Staring at Bridges
I sat in a chair by this window for hours last week, looking out at the George Washington Bridge. I was staying with friends who live in New York, in Washington Heights, and I took this early morning picture through their living room window.
It was hard to tear my eyes away from the span. It was so big and so close. And so loud. 106 million cars and trucks go across this bridge every year, making it the busiest motor vehicle bridge in the world. Even though the sound was muffled through good windows, I felt I could hear every vehicle. And feel every one. Especially the trucks - they shook and rumbled right through the walls.
It wasn’t annoying or scary or depressing. (Well, a little depressing, to think of the energy consumed and the hours wasted sitting stuck in traffic.) No, it was compelling, hypnotic, almost inspiring, this giant steel spanning support, so close.
Think of all the bridges you’ve stopped and stared at. The day before I stared in equal fascination as we drove across the Brooklyn Bridge, a much older NYC bridge (George Washington Bridge completed 1931, Brooklyn Bridge 1883, almost 50 years earlier.) Both bridges are historic and iconic, vital links between the island Manhattan and its neighbors, Brooklyn to the east, New Jersey to the west.

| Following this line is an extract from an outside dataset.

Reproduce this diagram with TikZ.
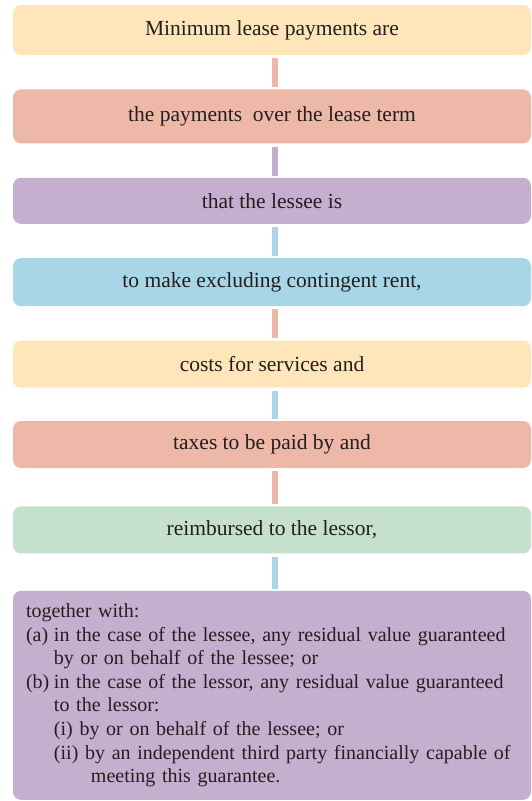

What is it about bridges that is so fascinating? I can think of three reasons – there are probably more. First, there is a compelling danger associated with bridges. Second, even the most simple span is not just functional but also beautiful. And last, bridges compel because they connect, they link two different places. With a beautiful dangerous leap, two become one.
Bridges are dangerous to build and dangerous to cross. Their builders die digging the foundations, laying the cable, climbing the towers. Construction of the Brooklyn Bridge was overseen by a heroic father and son team, the Roeblings, who both suffered mightily during construction; the father died from injuries, and the son knowingly risked his life diving deep into the East River mud to lay the foundation. Paralyzed with the bends, he oversaw its completion seated in the window of a neighboring building, immobile but in charge (and greatly aided by his wife, who learned much of the engineering and business and might have been a bit wiser about the dangers.)
But danger doesn’t end with completion of a bridge. People jump off bridges, drive off them on purpose or in an accident, ships hit bridges, storms tear them apart, earthquakes crack them in two. All life is dangerous, but there is something about the high span, the rushing river, the soaring towers, the cargo, the fog and wind – all combine to amplify the danger. (Some of my hypnosis staring at that bridge was anticipation that someone might come crashing off it.)
I’ve written before of Vitruvius’ idea that every structure needs three things: strength, usefulness and beauty. A bridge must be strong to stay standing, and it must be engineered to do its job – span the space. But is it also required to beautiful? I can’t think of an ugly bridge. I believe that it is simply in the nature of spanning and connecting that beauty appears; beauty is inherent. Maybe it is the arch that gives it beauty? Flat bridges are a little less interesting. But almost any bridge evokes poetry and emotion, in a way that say, a highway does not. I think that’s because of a bridge’s beauty.
Architect Le Corbusier saw beauty in the George Washington Bridge (even though he disliked the city):
“The George Washington Bridge over the Hudson is the most beautiful bridge in the world. Made of cables and steel beams, it gleams in the sky like a reversed arch. It is blessed. It is the only seat of grace in the disordered city. It is painted an aluminum color and, between water and sky, you see nothing but the bent cord supported by two steel towers. When your car moves up the ramp the two towers rise so high that it brings you happiness; their structure is so pure, so resolute, so regular that here, finally, steel architecture seems to laugh. The car reaches an unexpectedly wide apron; the second tower is very far away; innumerable vertical cables, gleaming against the sky, are suspended from the magisterial curve which swings down and then up. The rose-colored towers of New York appear, a vision whose harshness is mitigated by distance.”
And finally, bridges are compelling because they are connectors, they link and span two often very different places, shores that had long been isolated or linked only by slow ferries. The headlines screamed in 1883; you can now drive or walk directly and fast from Brooklyn right over to Manhattan! What an amazing link. The city has changed. What was once apart is now connected.
Sadly we’ve all also heard some not so joyous stories about bridge links, about remote islands forever changed when it became so easy to get there on the new bridge, supposedly an improvement. Bridges connect. And connection means change. Usually more connection is better than less, but not always.
Perhaps some of the thrill of going over a bridge, or seeing one in the distance, is that we are reminded of our own longing for connection. I see orange girders spanning the Golden Gate, or in my neighborhood, the rainbow Bixby Bridge leaping a canyon and I think, “Look, what was separate is now connected. That’s what I want too.” No one is an island, or will last long acting like one.
A bridge is about possibility, new connections. It is a safe arch over troubled waters. And it is, in Le Corbusier’s words, a pure, resolute structure of beauty, bringing us happiness, and making us want to laugh.